BishopAccountability.org

Catholic Church Responds to 'Inexcusable' Findings Handed down by Parliamentary Inquiry

By Mark Colvin
The ABC News
November 13, 2013

http://www.abc.net.au/news/2013-11-13/catholic-church-responds-to-inexcusable-findings/5089924?section=vic

[with audio]

The Archbishop of Melbourne, Denis Hart, spoke today, acknowledging that the Parliamentary Inquiry had set out inexcusable failures in the Church's response to abuse. Father Shane Mackinlay is spokesman for the Catholic Church in Victoria and he spoke to Mark Colvin.

MARK COLVIN: The Archbishop of Melbourne, Denis Hart, spoke today as we've heard. He also put out a statement saying the Parliamentary Inquiry had set out "inexcusable failures" in the Church's response to abuse.

Father Shane Mackinlay is spokesman for the Catholic Church in Victoria. I asked him if it was inexcusable, why the Church had spent so long excusing it.

SHANE MACKINLAY: The Church's submission to this report itself documents those failures and describes them as inexcusable, as terrible failures.

Facing the Truth, our submission, sets out the way in which victims have been betrayed and the trust that was placed in the Church was betrayed by priests and religious personnel who committed these appalling crimes.

And also, by church leaders who failed to respond to that in an adequate and appropriate and timely way: believing victims when they came forward, responding to them in a way that provided genuine assistance and intervening to ensure that that abuse couldn't happen in the future.

MARK COLVIN: Many people would go further than that and say it's not just the priests, it's not just the individuals, it's not just the leaders: it's the leadership and it's the structure, the system itself.

SHANE MACKINLAY: I think there's - we're very aware at this stage of the way in which the extraordinary respect that has been given to clergy in particular is something that has been a great disservice to the Church and has allowed this sort of abuse to occur and has also allowed abusers to continue with their deception and their cunning without being detected and without being reported and without being acted on in a definitive way which stopped them.

MARK COLVIN: Do you accept that legal stonewalling and general stonewalling of the victims by the Church in itself added to their suffering?

SHANE MACKINLAY: Where that's happened, clearly, that adds to a victim's suffering. The Church's responses of the last nearly 20 years have been precisely to respond in a way that is generous and meets victims in a pastoral and sensitive and non-adversarial way.

MARK COLVIN: But we had a story on this program just a couple of weeks ago about a priest who was found guilty and sentenced in a case where people were told that they could either go to the police or go through Towards Healing and that was the choice: in other words, they would get no compensation in the Towards Healing process unless they agreed not to go to the police.

SHANE MACKINLAY: That's simply not the case in that many of the people who - it's true that no Church process will continue while a police investigation is underway. However, many people have come to the Church processes for assistance and compensation after they have been to the police and been involved in successful prosecutions.

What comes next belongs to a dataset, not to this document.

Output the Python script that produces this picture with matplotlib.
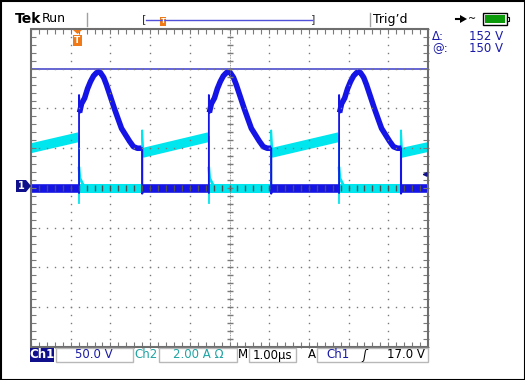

MARK COLVIN: Do you say, then, that Towards Healing was a fair process?

SHANE MACKINLAY: The Inquiry itself has said that Towards Healing and the Melbourne Response are a genuine attempt to meet victims' needs and that, for many victims, they have made a significant contribution to addressing their situation.

MARK COLVIN: But a genuine attempt is not the same as an adequate attempt necessarily.

SHANE MACKINLAY: And it points out some failures in them, some limitations. We're very committed to continuing to improve them. One of the most significant improvements will be in setting up the sort of oversight that we've recommended to the inquiry and that the inquiry has adopted, which is a statutory oversight by the Government of these sort of processes to assure the community of their credibility, their rigour and their independence.

MARK COLVIN: Final question: a lot of people are looking at the Vatican, looking at the new Pope who seems to have a fairly new ethos about a number of things and this may be one of them.

How is the Church's position likely to change?

SHANE MACKINLAY: That's something which will be really interesting to see and to be part of. It's very clear that Pope Francis has brought great hope and encouragement to many people and, to the extent that he can assist the Church in responding and insist on the Church responding in all its processes with integrity and care and generosity, then that's good for everyone in the Church and victims and the wider community as well.

MARK COLVIN: So this report will be read in the Vatican?

SHANE MACKINLAY: I would presume so.

MARK COLVIN: Father Shane Mackinlay, a spokesman for the Catholic Church in Victoria.